Insight | 07.25.24
Insight | 07.07.21
Artificial Intelligence:
Fear and Promise in the Age of Change
Magic of 3
A question often heard these days is, “What is your deepest fear?” This quote was made famous in the movie Coach Carter. Artificial intelligence has created fears on many levels. Three fears are emerging as our “deepest fears.” Since there is something magical about the number three, we will focus on these “deepest fears,” and how they can become opportunities.
Opportunity 1: Bias = Discrimination
Unsupervised artificial intelligence models are composed of learning model data, outcomes and constraints, each present bias risk when being defined. Learning model data can be biased based by intent, omission, or improper analysis. Even with diligence in these areas, learned algorithms can reconstruct bias and or prejudice. The risk being that unsupervised models are “black box,” in the nature on how learned models are derived.
Examples of artificial intelligence models viewed as has having some bias:
- Microsoft’s TayandYou chatbot trained with hard-coded topics to avoid, had to be shut down because of politically incorrect phrase usage. The model learned this during only 16 hours of operation and 96000 tweets.
- Google using personal information, browsing history and internet activity, was more likely to display ads for high paying jobs for men versus women.
- A University of California, Berkeley team isolated bias in an artificial intelligence model used to determine call allocation to 200 million patients in the United States. The outcome resulted in lower standard of care for black patients.
Opportunity 2: Explainability
A model trained to differentiate between wolves and dogs in testing demonstrated a high degree of accuracy. When put in operation it experienced a significantly higher error rate. Investigation determined that training data used images with wolves using a background of snow and dogs with spring and summer like backgrounds. A wolf with the summer-like background was being identified as a dog. The model based on the training environment established an algorithm based on the background not the animal.

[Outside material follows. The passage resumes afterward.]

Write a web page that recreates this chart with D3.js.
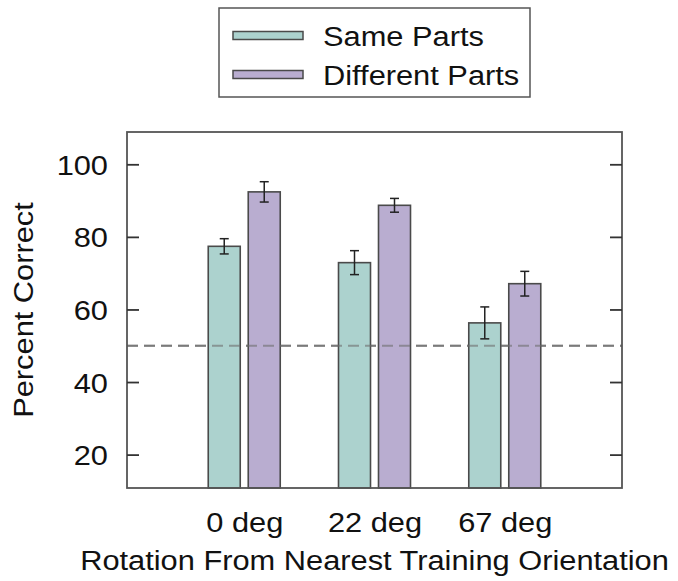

It is important upfront that the predictors from the objectives are clearly understood. The understanding should be based on what actions should be taken based on model outcomes and can be understood by humans using the model. These insights increase transparency, transforming mistrust/distrust to trust.
This is the crux of explainability. Model definitions should be clear and concise. Source data used for the learning environment should be explained and vetted. The data input and output relationships should be outlined. Finally, clear procedures should be identified and how they will be implemented for verifying and maintaining model operations. Clear and concise model definitions will build trust, starting with what the model is intended to accomplish. Even more trust will be built by identifying unusual circumstances where control should be passed back to a human or when the model is challenged by situations that it cannot handle. This last point could have addressed the critical moment in 2001 Space Odyssey, where HAL denies making errors and does not want to cede control.
Opportunity 3: Knowledge Transfer
Knowledge transfer should be viewed as a two-way street. Supervised learning guides model development with labelled data having known relationships between data inputs and outputs. The higher order learning of supervised learning takes embedding and considers thousands of inputs and potential relationships which human experts, in total, cannot comprehend. The abstractions that power unsupervised models are the very things that people fear. There is no transfer of knowledge back to humans, no explanation of how the model works.
The risk increases as models share data, create data, and interact with other models. Risk management processes need to be in place to see relationships beyond that data resulting in tenuous correlations and learn behaviors that were not properly constrained during development. This lack of transparency and knowledge transfer will keep artificial intelligence models under surveillance for explainability and operating with humans and other models. Ultimately answering the question for each model, “At what point should humans intercede and when stopping the model is the best course of action?”
Hope for the Future
Thoughtfulness is needed to address these opportunities with Artificial Intelligence. Emerging AI tools are providing a structured approach in addressing these concerns. One proposed approach for documenting models is Model Cards, which require the following:
- Intended use (uses & users)
- Training algorithms and fairness considerations
- Demographic & Environmental factors
- Performance measures (model, decision sensitivity)
- Learning data sets
- Ethical considerations
Another proposed documentation approach for data sets is Data Sheets. These will aid creators and users of data by capturing:
- Purpose and Creator
- Data set instances and contents
- Data relating to people and associated sensitivities
- Document data quality issues
- Data collection strategy
- Standardization of data terminology
- Audit data interaction with users
- Document data capture, modification, transformation.
Together these tools and tools addressing similar purposes will provide transparency and accountability. They will be important inputs for determining the appropriate levels of risk management and regulation, which for now, seem inevitable.
While all of this new computer science is unfolding before our very eyes, Yalo is already engaging in this bold new frontier. We now feature sentiment analysis tools & services powered by AI, to help us serve our clients better as we collaboratively build better brands. We’re excited about what this future will bring.